- _Source excerpt_
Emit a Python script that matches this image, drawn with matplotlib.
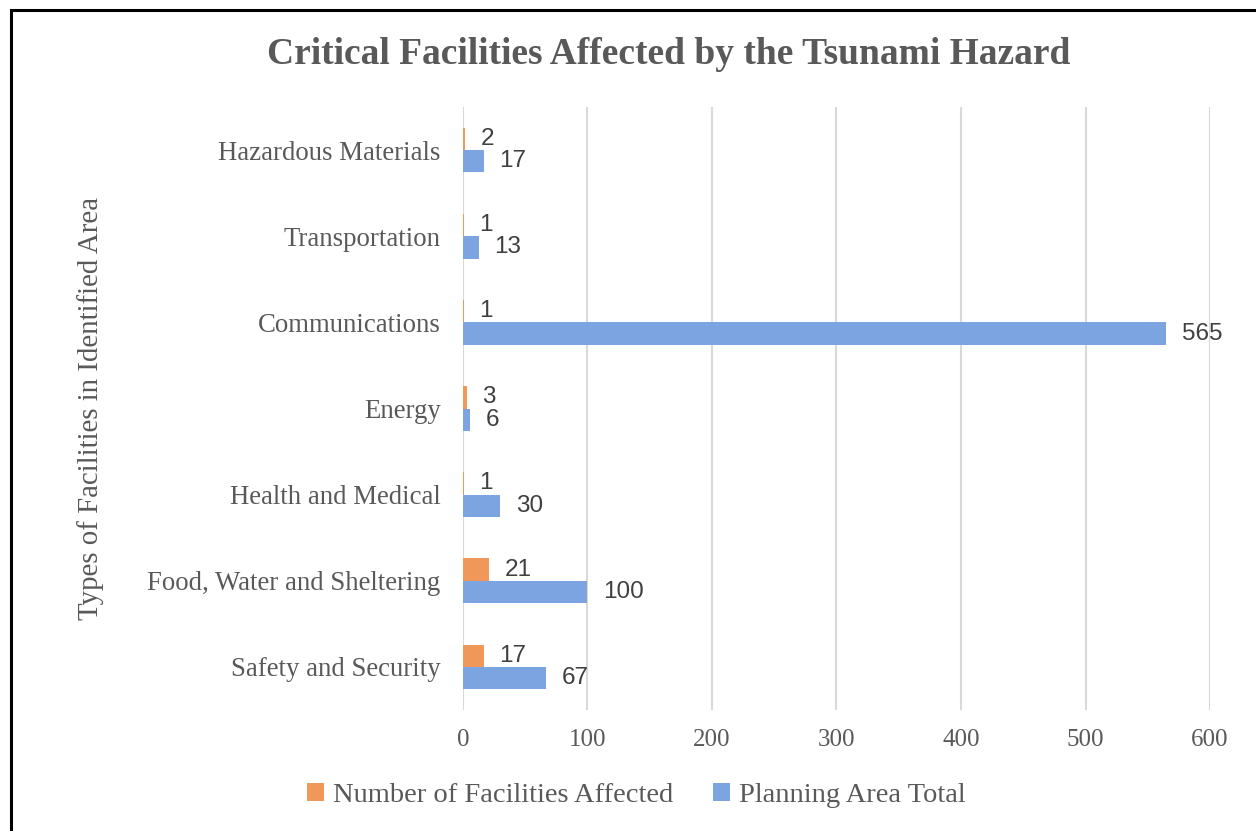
import matplotlib.pyplot as plt
from matplotlib.patches import Rectangle
import numpy as np

categories = [
    'Safety and Security', 'Food, Water and Sheltering', 'Health and Medical',
    'Energy', 'Communications', 'Transportation', 'Hazardous Materials',
]
affected = [17, 21, 1, 3, 1, 1, 2]
total = [67, 100, 30, 6, 565, 13, 17]
xticks = [0, 100, 200, 300, 400, 500, 600]

orange = '#F0975A'
blue = '#7BA4E0'
grey_text = '#595959'
label_text = '#404040'
serif = ['Liberation Serif', 'DejaVu Serif']
sans = ['Liberation Sans', 'DejaVu Sans']

fig = plt.figure(figsize=(12.56, 8.31), dpi=100)
ax = fig.add_axes([0.3686, 0.1456, 0.5948, 0.7256])

y = np.arange(len(categories))
h = 0.26
bars_a = ax.barh(y + h / 2, affected, height=h, color=orange,
                 label='Number of Facilities Affected')
bars_t = ax.barh(y - h / 2, total, height=h, color=blue,
                 label='Planning Area Total')

for bars, vals in [(bars_a, affected), (bars_t, total)]:
    for b, v in zip(bars, vals):
        ax.annotate(str(v), (v, b.get_y() + b.get_height() / 2),
                    xytext=(11, 0), textcoords='offset points',
                    ha='left', va='center', fontsize=17.5,
                    color=label_text, family=sans)

ax.set_xlim(0, 600)
ax.set_ylim(-0.5, len(categories) - 0.5)
ax.set_xticks(xticks)
ax.set_yticks(y)
ax.set_yticklabels(categories)
ax.tick_params(axis='x', length=0, labelsize=18, colors=grey_text, pad=14)
ax.tick_params(axis='y', length=0, labelsize=19.3, colors=grey_text, pad=16)
for lab in ax.get_xticklabels() + ax.get_yticklabels():
    lab.set_family(serif)
ax.grid(axis='x', color='#D9D9D9', linewidth=1.5)
ax.set_axisbelow(True)
for s in ax.spines.values():
    s.set_visible(False)

ax.set_ylabel('Types of Facilities in Identified Area', fontsize=20.8,
              color=grey_text, family=serif)
ax.yaxis.set_label_coords(-0.48, 0.5)

fig.text(0.532, 0.935, 'Critical Facilities Affected by the Tsunami Hazard',
         ha='center', va='center', fontsize=27, fontweight='bold',
         color=grey_text, family=serif)

handles, labels = ax.get_legend_handles_labels()
fig.legend(handles, labels, loc='center', bbox_to_anchor=(0.5065, 0.043),
           ncol=2, frameon=False, handlelength=0.6, handleheight=0.6,
           handletextpad=0.3, columnspacing=1.41,
           prop={'family': serif, 'size': 20.5}, labelcolor=grey_text)

fig.patches.append(Rectangle((11 / 1256, -0.1), 1.2, 1.1 - 10 / 831,
                             transform=fig.transFigure, fill=False,
                             edgecolor='black', linewidth=2.2))

plt.savefig('out.png', dpi=100)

- _What this task involves_
Would you reproduce the lines above, from the very first through the line containing "ax = fig.add_axes([0.3686, 0.1456, 0.5948, 0.7256])", exactly and without the pictures?

- _Result of the exercise_
Emit a Python script that matches this image, drawn with matplotlib.
import matplotlib.pyplot as plt
from matplotlib.patches import Rectangle
import numpy as np

categories = [
    'Safety and Security', 'Food, Water and Sheltering', 'Health and Medical',
    'Energy', 'Communications', 'Transportation', 'Hazardous Materials',
]
affected = [17, 21, 1, 3, 1, 1, 2]
total = [67, 100, 30, 6, 565, 13, 17]
xticks = [0, 100, 200, 300, 400, 500, 600]

orange = '#F0975A'
blue = '#7BA4E0'
grey_text = '#595959'
label_text = '#404040'
serif = ['Liberation Serif', 'DejaVu Serif']
sans = ['Liberation Sans', 'DejaVu Sans']

fig = plt.figure(figsize=(12.56, 8.31), dpi=100)
ax = fig.add_axes([0.3686, 0.1456, 0.5948, 0.7256])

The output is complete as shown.